* Exercise aim
Scan the data below. Pull out each line where "code" occurs.
[start of Data for this task]
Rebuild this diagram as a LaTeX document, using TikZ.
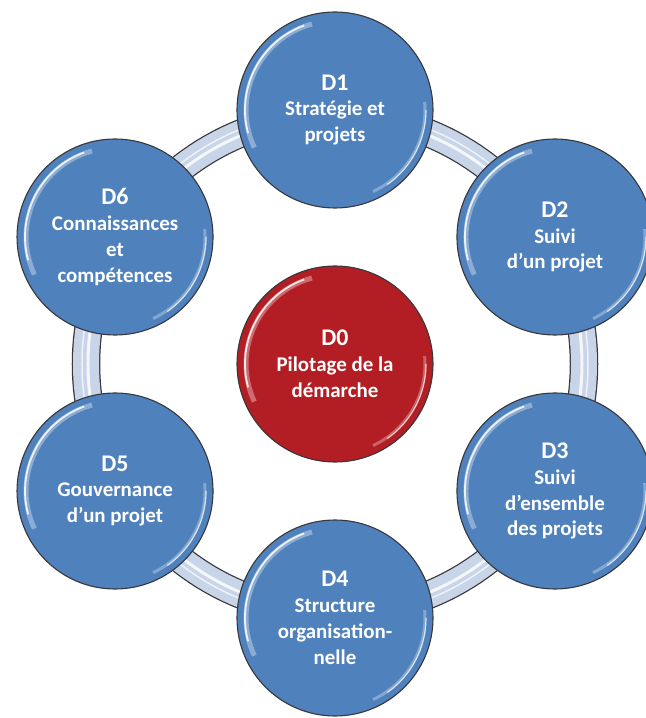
[end of Data for this task]
[start of Data for this task]
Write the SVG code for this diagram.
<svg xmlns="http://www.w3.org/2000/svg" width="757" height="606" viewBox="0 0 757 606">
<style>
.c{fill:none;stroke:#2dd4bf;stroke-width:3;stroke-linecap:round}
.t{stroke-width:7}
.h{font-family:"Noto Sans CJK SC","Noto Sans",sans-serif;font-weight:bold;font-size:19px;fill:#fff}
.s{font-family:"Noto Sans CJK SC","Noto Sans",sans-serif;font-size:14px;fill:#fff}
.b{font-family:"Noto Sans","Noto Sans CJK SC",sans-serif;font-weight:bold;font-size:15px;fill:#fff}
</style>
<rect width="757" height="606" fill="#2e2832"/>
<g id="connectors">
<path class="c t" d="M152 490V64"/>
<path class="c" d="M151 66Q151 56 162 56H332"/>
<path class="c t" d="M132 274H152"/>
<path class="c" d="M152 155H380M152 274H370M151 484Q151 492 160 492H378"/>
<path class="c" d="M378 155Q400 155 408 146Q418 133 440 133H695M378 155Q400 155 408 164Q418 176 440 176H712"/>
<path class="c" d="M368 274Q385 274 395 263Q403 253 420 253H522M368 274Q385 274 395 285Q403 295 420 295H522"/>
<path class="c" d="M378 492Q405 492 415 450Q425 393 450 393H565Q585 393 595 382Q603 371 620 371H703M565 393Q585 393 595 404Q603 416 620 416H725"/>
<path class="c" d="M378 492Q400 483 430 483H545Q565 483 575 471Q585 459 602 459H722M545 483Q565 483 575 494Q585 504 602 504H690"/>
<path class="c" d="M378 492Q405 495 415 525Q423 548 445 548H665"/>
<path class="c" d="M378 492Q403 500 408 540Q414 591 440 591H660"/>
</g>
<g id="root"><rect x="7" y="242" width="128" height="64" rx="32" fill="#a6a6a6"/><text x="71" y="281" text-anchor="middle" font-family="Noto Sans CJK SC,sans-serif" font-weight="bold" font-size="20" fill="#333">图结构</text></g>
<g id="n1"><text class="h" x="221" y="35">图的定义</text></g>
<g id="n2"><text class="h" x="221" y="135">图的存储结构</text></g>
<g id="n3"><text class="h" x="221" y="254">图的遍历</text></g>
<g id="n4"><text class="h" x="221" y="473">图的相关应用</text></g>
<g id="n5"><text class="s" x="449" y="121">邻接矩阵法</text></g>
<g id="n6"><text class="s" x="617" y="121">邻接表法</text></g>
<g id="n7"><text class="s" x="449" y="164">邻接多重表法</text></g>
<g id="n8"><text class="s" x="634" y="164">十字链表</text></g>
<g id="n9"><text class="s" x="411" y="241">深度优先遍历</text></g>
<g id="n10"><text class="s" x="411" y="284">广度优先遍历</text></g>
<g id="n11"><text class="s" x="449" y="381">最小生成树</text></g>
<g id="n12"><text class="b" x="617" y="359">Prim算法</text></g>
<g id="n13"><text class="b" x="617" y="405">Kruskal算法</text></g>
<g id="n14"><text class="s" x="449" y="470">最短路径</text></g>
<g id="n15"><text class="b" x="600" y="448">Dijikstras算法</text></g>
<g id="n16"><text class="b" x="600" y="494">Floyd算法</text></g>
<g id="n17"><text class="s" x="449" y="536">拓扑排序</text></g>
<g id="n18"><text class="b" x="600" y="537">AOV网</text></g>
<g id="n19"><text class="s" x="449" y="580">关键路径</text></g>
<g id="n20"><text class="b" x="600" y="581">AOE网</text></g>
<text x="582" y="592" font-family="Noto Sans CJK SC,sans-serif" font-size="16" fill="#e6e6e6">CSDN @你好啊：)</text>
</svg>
[end of Data for this task]
[start of Data for this task]
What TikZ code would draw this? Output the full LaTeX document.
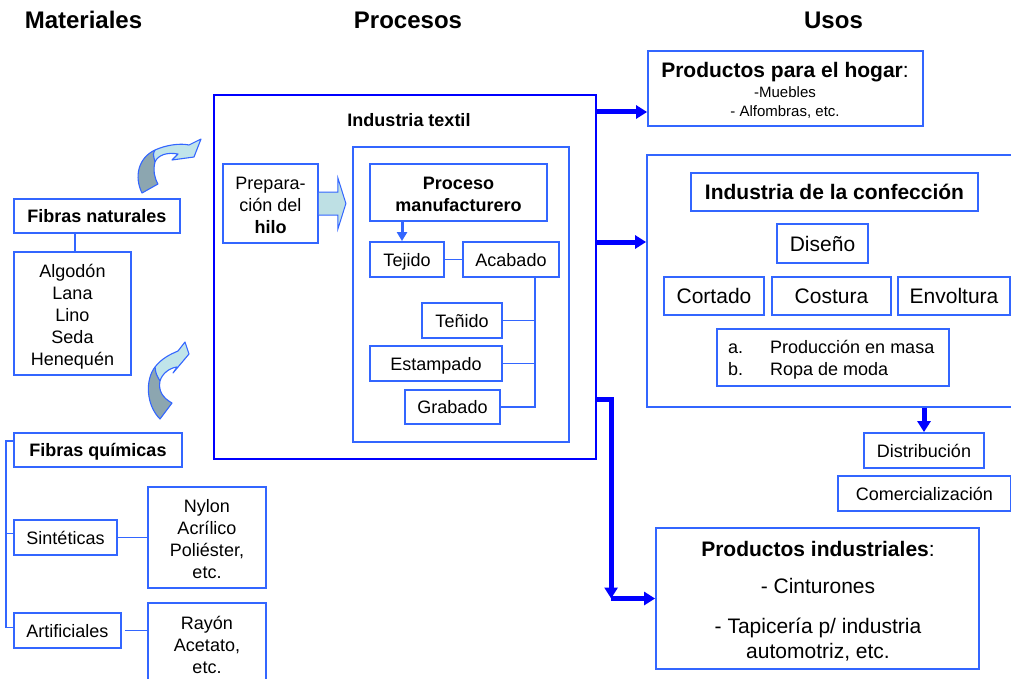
[end of Data for this task]
* Answer to the problem
Write the SVG code for this diagram.
What TikZ code would draw this? Output the full LaTeX document.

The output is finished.